Thursday, July 12, 2007

Insane in the Membrane

Yesterday morning I posted on the quaint hopes of Ralph "Blood-n-Guts" Peters and NRO's Kathryn Jean Lopez that their beloved GOP might yet pin the impending, 95% GOP-authored apocalypse in Iraq on the Democrats. As Lopez quoted Peters:

This has been the Bush-Cheney War. But it will only be fair to call the carnage after we run away the "Reid-Pelosi Massacres."
Overnight this batch of Kool-Aid suffused the Republican body politic, and it may have inspired a thought from "moderate" columnist David Ignatius in today's Washington Post:
Getting into Iraq was President Bush's decision, and history will judge his administration harshly for its mistakes in the postwar occupation. But getting out of Iraq is now partly in the hands of the Democrats who control both houses of Congress. History will be equally unforgiving if their agitation for withdrawal results in a pell-mell retreat that causes lasting damage.
Kevin Drum assails Ignatius's passage as an example of a recent GOP straw man:
Can we please cut the crap? There are virtually no Democrats — and certainly none with any real influence — who are advocating a pell-mell retreat. But for some reason every columnist in the world seems to find it necessary to warn us against this nonexistent straw man. Why?
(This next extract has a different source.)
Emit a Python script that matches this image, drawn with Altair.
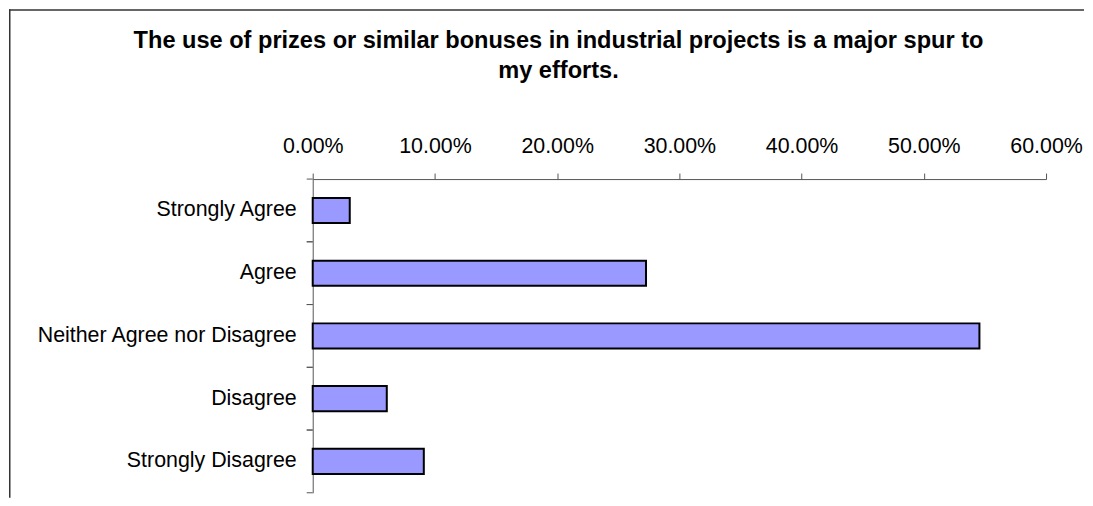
import altair as alt
import pandas as pd

categories = ["Strongly Agree", "Agree", "Neither Agree nor Disagree", "Disagree", "Strongly Disagree"]
shares = [0.0303, 0.2727, 0.5455, 0.0606, 0.0909]
x_ticks = [0.0, 0.1, 0.2, 0.3, 0.4, 0.5, 0.6]
title_lines = [
    "The use of prizes or similar bonuses in industrial projects is a major spur to",
    "my efforts.",
]

df = pd.DataFrame({"response": categories, "share": shares})
title_df = pd.DataFrame({"t": ["\n".join(title_lines)]})
border_df = pd.DataFrame({"b": [0]})

FONT = "Liberation Sans"
W, H = 734, 314
AXIS_COLOR = "#555555"
PAD_INNER, PAD_OUTER = 0.6, 0.3
y_scale = alt.Scale(paddingInner=PAD_INNER, paddingOuter=PAD_OUTER)
# pixel distance from a bar edge to the category boundary (half the inner gap)
step = H / (len(categories) - PAD_INNER + 2 * PAD_OUTER)
half_gap_px = step * PAD_INNER / 2

bars = alt.Chart(df).mark_bar(color="#9999FF", stroke="#000000", strokeWidth=2).encode(
    x=alt.X(
        "share:Q",
        scale=alt.Scale(domain=[0, 0.6], nice=False, zero=True),
        axis=alt.Axis(
            orient="top", values=x_ticks, format=".2%", title=None, grid=False,
            labelFontSize=21.4, labelFont=FONT, labelColor="#000000", labelPadding=17,
            ticks=True, tickSize=6, tickWidth=1, tickColor=AXIS_COLOR,
            domainColor=AXIS_COLOR, domainWidth=1,
            labelFlush=False, labelOverlap=False,
        ),
    ),
    y=alt.Y(
        "response:N",
        sort=categories,
        scale=y_scale,
        axis=alt.Axis(
            title=None, ticks=False, labelFontSize=21.4, labelFont=FONT,
            labelColor="#000000", labelPadding=16.5,
            domainColor=AXIS_COLOR, domainWidth=1, labelLimit=400,
        ),
    ),
)

# category-boundary ticks on the y axis (above and below every category band)
tick_start = alt.Chart(df).mark_rule(color=AXIS_COLOR, strokeWidth=1, yOffset=-half_gap_px).encode(
    y=alt.Y("response:N", sort=categories, bandPosition=0),
    x=alt.value(-6), x2=alt.value(0),
)
tick_end = alt.Chart(df).mark_rule(color=AXIS_COLOR, strokeWidth=1, yOffset=half_gap_px).encode(
    y=alt.Y("response:N", sort=categories, bandPosition=1),
    x=alt.value(-6), x2=alt.value(0),
)

title = alt.Chart(title_df).mark_text(
    font=FONT, fontSize=23.6, fontWeight="bold", align="center",
    baseline="alphabetic", lineBreak="\n", lineHeight=30, color="#000000",
).encode(text="t:N", x=alt.value(246), y=alt.value(-131))

left_border = alt.Chart(border_df).mark_rule(color="#333333", strokeWidth=1.5).encode(
    x=alt.value(-303.25), y=alt.value(-170), y2=alt.value(319)
)
top_border = alt.Chart(border_df).mark_rule(color="#333333", strokeWidth=1.5).encode(
    x=alt.value(-304), x2=alt.value(772), y=alt.value(-169.25)
)

chart = (
    alt.layer(bars, tick_start, tick_end, title, left_border, top_border)
    .resolve_scale(y="shared")
    .properties(width=W, height=H, padding=0, background="white")
    .configure_view(strokeWidth=0)
)

chart.save("out.html", embed_options={"renderer": "svg", "actions": False})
Those of us who want to leave want to do it in an orderly way. If the Pentagon says it will take 12 months, that's fine. 18 months? Also fine. It just needs to be real. Nobody wants to endanger any American lives by ignoring legitimate force protection issues, and I'm really, really tired of lazy writers who continually imply otherwise on no basis at all. Knock it off.
But what I see in both the Peters and Ignatius passages, and especially in considering the two of them together, is the foundation of a classic "stab-in-the-back" myth. Kevin Baker wrote on this myth at length last year in Harper's Magazine:
Every state must have its enemies. Great powers must have especially monstrous foes. Above all, these foes must arise from within, for national pride does not admit that a great nation can be defeated by any outside force. That is why, though its origins are elsewhere, the stab in the back has become the sustaining myth of modern American nationalism. Since the end of World War II it has been the device by which the American right wing has both revitalized itself and repeatedly avoided responsibility for its own worst blunders. Indeed, the right has distilled its tale of betrayal into a formula: Advocate some momentarily popular but reckless policy. Deny culpability when that policy is exposed as disastrous. Blame the disaster on internal enemies who hate America. Repeat, always making sure to increase the number of internal enemies.

As the United States staggers past the third anniversary of its misadventure in Iraq, the dagger is already poised, the myth is already being perpetuated.
This is where our good countrymen on the right are going with this meme, fellow Democrats. Take a look in the mirror. The enemy is you.